There are good ole Muslim boys that are told that the Muslim God put his seal of approval on any plan that helps protect the Muslim lands from the infidels attack.
And if destiny is the yard stick, the Muslim boys of the cradle of civilization have the upper hand on the Christian boys of the newly found continent.
The point is that both the good ole American Christian boys and the good ole Muslim Iraqi boys are being led to their deaths by both their Gods and their leaders. And at the end all the boys stay dead and all the oil will be gone.
So let's read the "Pet Goat" and forget about the disaster in Iraq. Or if you prefer, let's read "Iran in close encounters of the nuclear kind".

Terry Hildebrand said...

Good point, Joseph. Although admittedly speculative and based purely on circumstantial evidence, I too have suspected a campaign similar to the Operation Phoenix of the Vietnam War is taking place in Iraq. This horrific and repugnant instance of rape and murder, followed by official cover-up and blame immediately placed on local religious animosities, may yet be found to be a manifestation of such a internal false flag operation in Iraq to make Iraq politically and socially unstable.

Anonymous said...

Joe,
I gather you are feeling better. I am glad to see that.
Great posts. Hope to see you in good health for a long time to come.

Anonymous said...

Joseph,

In regards to "Redacted", DePalma has explored this territory before--1989's CASUALTIES OF WAR, with Michael J. Fox and Sean Penn. The film was a fictionalized account of an actual rape/murder of a Vietnamese woman by American soldiers during the war.

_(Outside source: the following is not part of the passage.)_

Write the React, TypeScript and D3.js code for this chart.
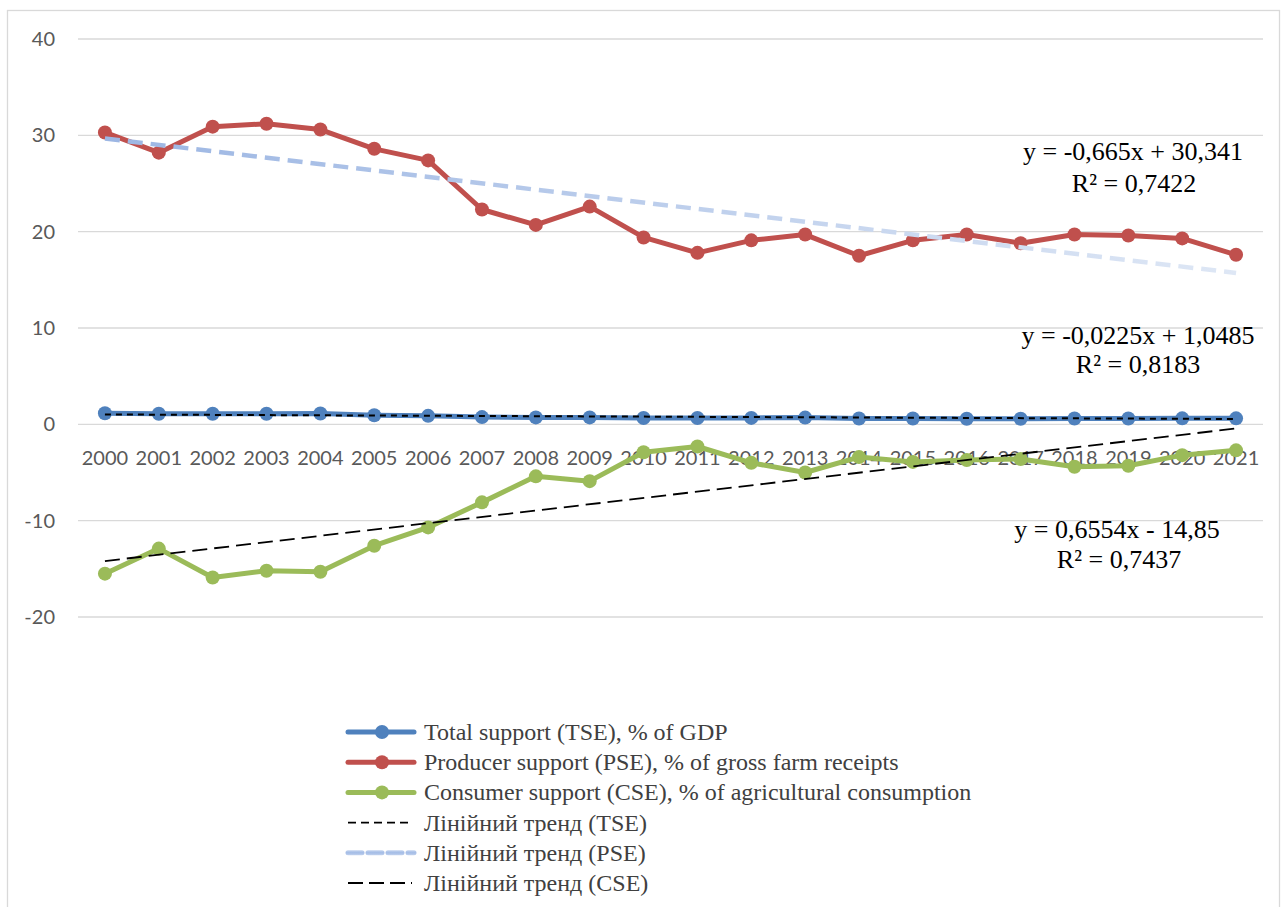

However, let's not be too hasty to blame this on religion (and I know you weren't doing that). Sadly, though, the people of the Middle East are looked down upon by Westerners, and it's not always because of religion. Remember Chris "hiccup" Hitchens? For all his spew about the evils of religion he himself doesn't give a shit about the deaths of Iraqi civilians.

Keep up the good work. And yeah, I do plan on seeing "Redacted", being a long-time DePalma fan.